--- Provided data ---

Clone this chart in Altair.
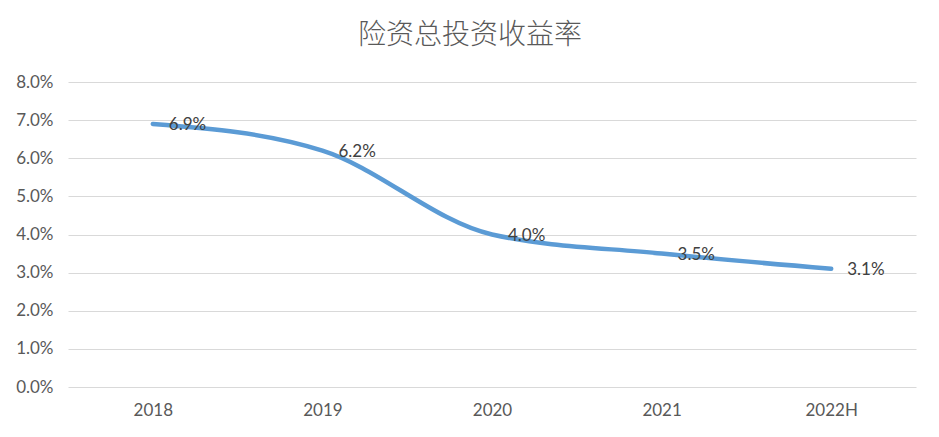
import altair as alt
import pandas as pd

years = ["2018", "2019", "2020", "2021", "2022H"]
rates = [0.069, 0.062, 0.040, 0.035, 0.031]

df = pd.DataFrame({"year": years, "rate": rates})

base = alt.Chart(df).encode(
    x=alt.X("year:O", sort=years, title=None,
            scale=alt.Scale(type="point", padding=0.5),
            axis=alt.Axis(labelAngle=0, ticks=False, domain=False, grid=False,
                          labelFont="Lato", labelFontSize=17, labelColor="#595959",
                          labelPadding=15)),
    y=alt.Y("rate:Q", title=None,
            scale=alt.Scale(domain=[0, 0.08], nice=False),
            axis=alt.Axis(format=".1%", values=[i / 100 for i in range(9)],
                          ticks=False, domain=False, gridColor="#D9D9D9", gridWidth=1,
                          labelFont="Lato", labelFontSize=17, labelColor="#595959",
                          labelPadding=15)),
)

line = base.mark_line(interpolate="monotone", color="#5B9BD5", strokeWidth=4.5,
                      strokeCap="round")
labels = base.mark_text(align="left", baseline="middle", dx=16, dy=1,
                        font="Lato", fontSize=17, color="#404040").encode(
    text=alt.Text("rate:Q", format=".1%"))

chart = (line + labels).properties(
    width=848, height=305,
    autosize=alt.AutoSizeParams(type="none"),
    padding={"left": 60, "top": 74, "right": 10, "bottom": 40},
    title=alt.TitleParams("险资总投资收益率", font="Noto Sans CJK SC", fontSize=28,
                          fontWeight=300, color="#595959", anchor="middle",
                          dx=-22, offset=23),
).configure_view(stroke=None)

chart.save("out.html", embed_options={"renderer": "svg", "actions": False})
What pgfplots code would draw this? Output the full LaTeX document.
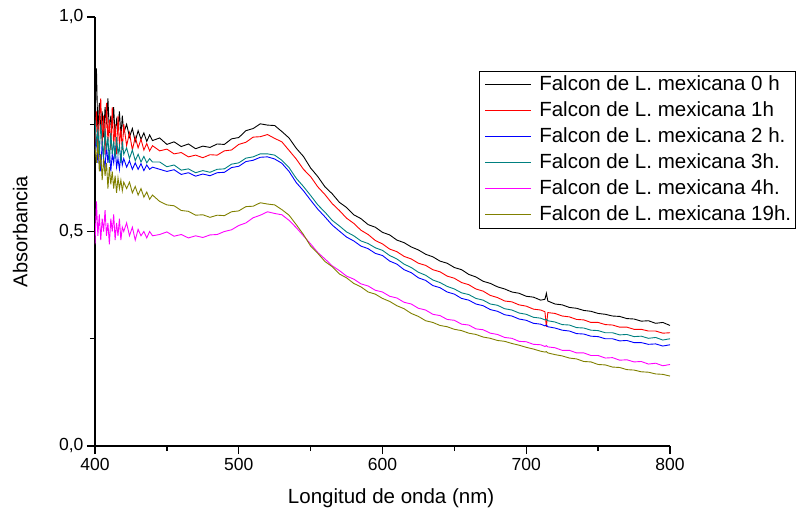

---

• **Written instruction**
Transcribe all of the material exactly, leaving out whatever pictures it contains.

• **Expected answer**
Clone this chart in Altair.
import altair as alt
import pandas as pd

years = ["2018", "2019", "2020", "2021", "2022H"]
rates = [0.069, 0.062, 0.040, 0.035, 0.031]

df = pd.DataFrame({"year": years, "rate": rates})

base = alt.Chart(df).encode(
    x=alt.X("year:O", sort=years, title=None,
            scale=alt.Scale(type="point", padding=0.5),
            axis=alt.Axis(labelAngle=0, ticks=False, domain=False, grid=False,
                          labelFont="Lato", labelFontSize=17, labelColor="#595959",
                          labelPadding=15)),
    y=alt.Y("rate:Q", title=None,
            scale=alt.Scale(domain=[0, 0.08], nice=False),
            axis=alt.Axis(format=".1%", values=[i / 100 for i in range(9)],
                          ticks=False, domain=False, gridColor="#D9D9D9", gridWidth=1,
                          labelFont="Lato", labelFontSize=17, labelColor="#595959",
                          labelPadding=15)),
)

line = base.mark_line(interpolate="monotone", color="#5B9BD5", strokeWidth=4.5,
                      strokeCap="round")
labels = base.mark_text(align="left", baseline="middle", dx=16, dy=1,
                        font="Lato", fontSize=17, color="#404040").encode(
    text=alt.Text("rate:Q", format=".1%"))

chart = (line + labels).properties(
    width=848, height=305,
    autosize=alt.AutoSizeParams(type="none"),
    padding={"left": 60, "top": 74, "right": 10, "bottom": 40},
    title=alt.TitleParams("险资总投资收益率", font="Noto Sans CJK SC", fontSize=28,
                          fontWeight=300, color="#595959", anchor="middle",
                          dx=-22, offset=23),
).configure_view(stroke=None)

chart.save("out.html", embed_options={"renderer": "svg", "actions": False})
What pgfplots code would draw this? Output the full LaTeX document.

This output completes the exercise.